L’article qui suit est inspire par un article paru dans le hebdomadaire américain, Newsweek. Il est rédigé par René Meertens, notre contributeur fidèle et auteur du Guide anglais-français de la traduction. René a été notre linguiste du mois de janvier 2019.
Ceci fait partie d’une série de textes que nous consacrons à l’actuelle invasion de l’Ukraine par la Russie (ainsi qu’à l’occupation de la Crimée en 2014). Les médias publient de nombreuses analyses politiques et historiques sur ces questions, mais celles-ci ne portent guère, voire pas du tout, sur les aspects linguistiques de la crise internationale actuelle provoquée par la Russie.
La Lettonie, pays qui faisait autrefois partie de l’Union soviétique et est aujourd’hui limitrophe de la Russie, pourrait prochainement limiter l’usage de la langue russe dans les lieux de travail, ce qui serait peut-être un coup dur pour Vladimir Poutine, selon le vice-Premier ministre de la Lettonie, Janis Bordans.
Ce dernier, qui est aussi le ministre de la Justice de son pays, a indiqué au site Delfi News que son ministère préparait une loi relative à la limitation du bilinguisme. Il a affirmé que « les conséquences à long terme de la russification sont telles que le recours parallèle au letton et au russe dans les communications quotidiennes, dans les bureaux et sur les autres lieux de travail était bien établi. »
Du fait de la législation en cours d’élaboration, la Lettonie pourrait s’éloigner encore davantage de la Russie et de son propre passé de république de l’URSS, dont l’éclatement a eu pour conséquence que plus de 25 millions de personnes de souche russe vivent en dehors de leur pays, selon le Wilson Center, qui a son siège à Washington. Cette prise de distance pourrait représenter un revers pour Poutine car, selon des informations diffusées par BelTA, l’agence de presse du Bélarus, Poutine et un important allié, le président du Bélarus Alexander Lukashenko, souhaitent placer la relation entre leurs deux pays à un niveau de coopération renforcée, grâce à une initiative qui rappelait l’URSS, et veulent inciter d’autres pays issus de l’ex-URSS à faire de même.
La loi portant restriction du bilinguisme réduirait la présence du russe dans les activités publiques en Lettonie.
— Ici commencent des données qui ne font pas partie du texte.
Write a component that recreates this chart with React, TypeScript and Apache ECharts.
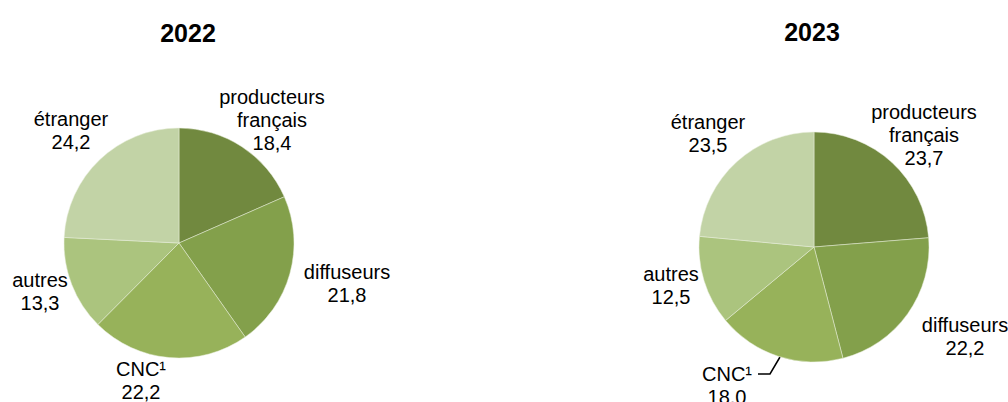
import React, { useEffect, useRef } from "react";
import * as echarts from "echarts";

const categories = ["producteurs\nfrançais", "diffuseurs", "CNC¹", "autres", "étranger"];
const values2022 = [18.4, 21.8, 22.2, 13.3, 24.2];
const values2023 = [23.7, 22.2, 18.0, 12.5, 23.5];
const years = ["2022", "2023"];
const colors = ["#71893F", "#83A04B", "#97B25A", "#ABC47E", "#C2D3A6"];

// label anchor positions (pixels) per pie, per slice
const labelPos2022 = [[272, 120], [347, 283], [141, 380], [40, 291], [71, 130]];
const labelPos2023 = [[924, 135], [965, 336], [727, 385], [671, 285], [708, 133]];

const fmt = (v: number) => v.toFixed(1).replace(".", ",");

export default function App() {
  const ref = useRef<HTMLDivElement>(null);
  useEffect(() => {
    const chart = echarts.init(ref.current!, null, { renderer: "svg" });
    const positions = [labelPos2022, labelPos2023];
    const mk = (vals: number[], center: number[], si: number) => ({
      type: "pie",
      center,
      radius: 115,
      startAngle: 90,
      clockwise: true,
      avoidLabelOverlap: false,
      data: vals.map((v, i) => ({
        name: categories[i],
        value: v,
        itemStyle: { color: colors[i] },
        labelLine: { show: si === 1 && i === 2, lineStyle: { color: "#000", width: 1.5 } },
      })),
      itemStyle: { borderColor: "#e8efdc", borderWidth: 0.5 },
      label: {
        show: true,
        position: "outside",
        alignTo: "none",
        overflow: "none",
        formatter: (p: any) => `${p.name}\n${fmt(p.value)}`,
        fontFamily: "Liberation Sans, Arial, sans-serif",
        fontSize: 20,
        lineHeight: 23,
        color: "#000",
        align: "center",
      },
      labelLine: { show: false },
      labelLayout: (p: any) => {
        const [x, y] = positions[si][p.dataIndex];
        const out: any = { x, y, align: "center", verticalAlign: "middle" };
        if (si === 1 && p.dataIndex === 2) {
          out.labelLinePoints = [[758, 374], [770, 374], [780, 357]];
        }
        return out;
      },
      emphasis: { disabled: true },
    });
    const titleStyle = { fontFamily: "Liberation Sans, Arial, sans-serif", fontSize: 25, fontWeight: "bold", color: "#000" };
    chart.setOption({
      animation: false,
      title: [
        { text: years[0], left: 183, top: 15, textAlign: "center", textStyle: titleStyle },
        { text: years[1], left: 807, top: 14, textAlign: "center", textStyle: titleStyle },
      ],
      series: [mk(values2022, [179, 243], 0), mk(values2023, [814, 247], 1)],
    });
    return () => chart.dispose();
  }, []);
  return (
    <div
      ref={ref}
      style={{ position: "fixed", left: 0, top: 0, width: 1008, height: 402, background: "#fff" }}
    />
  );
}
Bordans a déclaré à Delfi que « la société doit savoir qu’il convient d’utiliser le letton dans les relations d’affaires et la communication sur le lieu de travail. »
« Cette loi pourrait exclure le russe dans les conversations téléphoniques et les messages utilisé dans les communications bancaires, et avoir des effets sur l’attribution d’emplois requérant la connaissance du russe ou privilégiant les candidats russophones », a-t-il aussi déclaré.
« Il est nécessaire d’interdire l’utilisation d’une langue qui n’est pas une langue de l’Union européenne, en plus de la langue de l’État considéré lors de la vente de marchandises ou la prestation de services. Il se peut que le russe soit aussi exclu des communications téléphoniques et bancaires », a ajouté Bordans.
Ce n’est pas la première fois que la Lettonie a abordé le statut du russe dans la société. En février 2012, lors d’un référendum national, 75 % des Lettons ont voté contre l’adoption du russe comme seconde langue nationale, a indiqué la BBC.
Malgré cette forte opposition, des restrictions portant sur le russe pourraient avoir des effets sur une grande partie de la population. Environ 25 % de la population russe parlent principalement le russe, a indiqué Politico.
La Lettonie, qui, contrairement à la Russie, est membre de l’Union européenne et de l’OTAN, a vivement critiqué l’invasion de l’Ukraine voulue par Poutine.
Le président de la Lettonie Egils Levits a condamné fermement la guerre que mène la Russie et n’a cessé de soutenir pleinement l’Ukraine.
Samedi, Levits a indiqué sur Twitter que la Lettonie avait cessé de délivrer des visas à des citoyens russes après l’invasion de l’Ukraine par la Russie et a affirmé qu’il « n’était pas politiquement ni moralement justifiable » que d’autres pays européens continuent de le faire.
Plusieurs jours avant que Bordans ne parle à Delfi d’éventuelles restrictions concernant le russe, le parlement letton, appelé « Saeima », a adopté une déclaration aux termes de laquelle les violences que la Russie aurait infligées à des civils ukrainiens constituaient des actes de terrorisme et faisaient de la Russie un État soutenant le terrorisme.
La Saeima a également demandé aux autres pays de l’Union européenne de cesser immédiatement de délivrer des visas touristiques et autres à des citoyens de la Russie et du Bélarus.